About the GCND

 The parsed corpus of Southern Dutch Dialects (GCND) is the first corpus of spoken Dutch dialects. The project aims at making accessible a unique collection of dialect recordings from 768 places in Belgium, the north of France and the south of the Netherlands with speakers that are generally non-mobile, rural, unschooled and born around 1900. All recordings were made by dialectologists from Ghent University and 740 of those recordings were recorded between 1963 and 1976. For the GCND the Ghent collection is being complemented with new recordings (28 recordings from Brussels, Flemish Brabant and Limburg) and recordings from the Meertens Institute (73 recordings from the south of the Netherlands).

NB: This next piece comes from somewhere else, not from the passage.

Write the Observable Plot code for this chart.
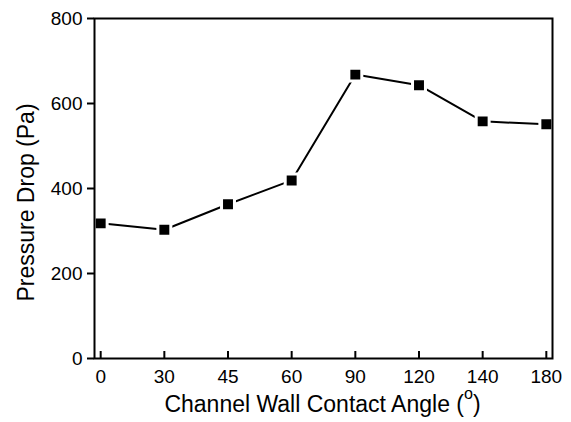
<!DOCTYPE html>
<html><head><meta charset="utf-8">
<script src="https://cdn.jsdelivr.net/npm/d3@7"></script>
<script src="https://cdn.jsdelivr.net/npm/@observablehq/plot@0.6"></script>
<style>body{margin:0;background:#fff} svg{display:block}</style>
</head><body><div id="chart"></div>
<script>
const angles = ["0","30","45","60","90","120","140","180"];
const pressure = [318, 303, 363, 419, 668, 643, 558, 551];
const yTicks = [0, 200, 400, 600, 800];
const xTitle = "Channel Wall Contact Angle (";
const xTitleSup = "o";
const xTitleEnd = ")";
const yTitle = "Pressure Drop (Pa)";
const data = angles.map((a, i) => ({angle: a, value: pressure[i]}));

const chart = Plot.plot({
  width: 571, height: 422,
  marginLeft: 94, marginRight: 19, marginTop: 18, marginBottom: 64,
  style: {fontFamily: "'Liberation Sans', Arial, sans-serif", fontSize: "19px", color: "#000", background: "#fff"},
  x: {type: "point", domain: angles, padding: 0.097, round: false},
  y: {domain: [0, 800]},
  marks: [
    Plot.axisY({ticks: yTicks, tickSize: 7, tickPadding: 5, strokeWidth: 2, label: null, fontSize: 19}),
    Plot.axisX({tickSize: -7, tickPadding: 18, strokeWidth: 2, label: null, fontSize: 19}),
    Plot.line(data, {x: "angle", y: "value", stroke: "#000", strokeWidth: 2}),
    Plot.dot(data, {x: "angle", y: "value", symbol: "square", r: 7.3, fill: "#000", stroke: "#fff", strokeWidth: 3}),
    Plot.frame({stroke: "#000", strokeWidth: 2}),
    Plot.text([yTitle], {frameAnchor: "left", textAnchor: "middle", lineAnchor: "bottom", rotate: -90, dx: -61, dy: 14, fontSize: 23, text: d => d}),
    Plot.text([xTitle], {frameAnchor: "bottom", textAnchor: "middle", lineAnchor: "bottom", dx: -1, dy: 53, fontSize: 23, text: d => d, className: "xtitle"})
  ]
});
document.getElementById("chart").append(chart);
const t = d3.select(chart).select(".xtitle text");
t.text(xTitle);
t.append("tspan").attr("dy", -12.5).attr("font-size", "0.7em").text(xTitleSup);
t.append("tspan").attr("dy", 12.5).text(xTitleEnd);
</script>
</body></html>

For the GCND, the recordings are transcribed – urgent in times of rapidly progressing dialect loss! – using a newly developed two-tier protocol, and linguistically annotated (i.e. with information on the word class of the individual words (‘pos-tags’) and the syntactic functions of word groups and their underlying relationship (‘parsing’)) using existing software tools.

 

Compared to other data collections on Dutch dialects, the GCND will be unique in being based exclusively on spontaneous speech. As the dialect recordings represent a historical stage of the language (in the case of French-Flemish even the last witness of a now all but extinct language variety) and will now finally be searchable for word forms and syntactic patterns, the GCND will (i) make it possible to track language change through time and space, (ii) enable a new perspective on the functional strength of dialect features in real life and (iii) facilitate the serendipitous research of previously unnoticed structures. Audio, transcriptions and annotations will be made available online (with query tools). The GCND will as such form an unparalleled corpus of dialect data.

 

Funding

2020-2024: FWO medium-size research infrastructure grant I.0.101.20N

2018-2020: FWO small research grant 1.5.310.18N to A. Breitbarth (pilot project)

2018-2021: FWO postdoctoral mandate junior 1.2.P79.19N to M. Farasyn (French Flemish recordings)

2021-2024: FWO postdoctoral mandate senior 1.2.P79.22N to M. Farasyn (French Flemish recordings)

2019-2021: Subsidies from the provinces of Zeeland, West-Flanders and East-Flanders (pilot project)

 

Gebruik van het GCND

The GCND is still under construction. It will be hosted by the Dutch Language Institute (INT). Details about how to consult the corpus will follow soon.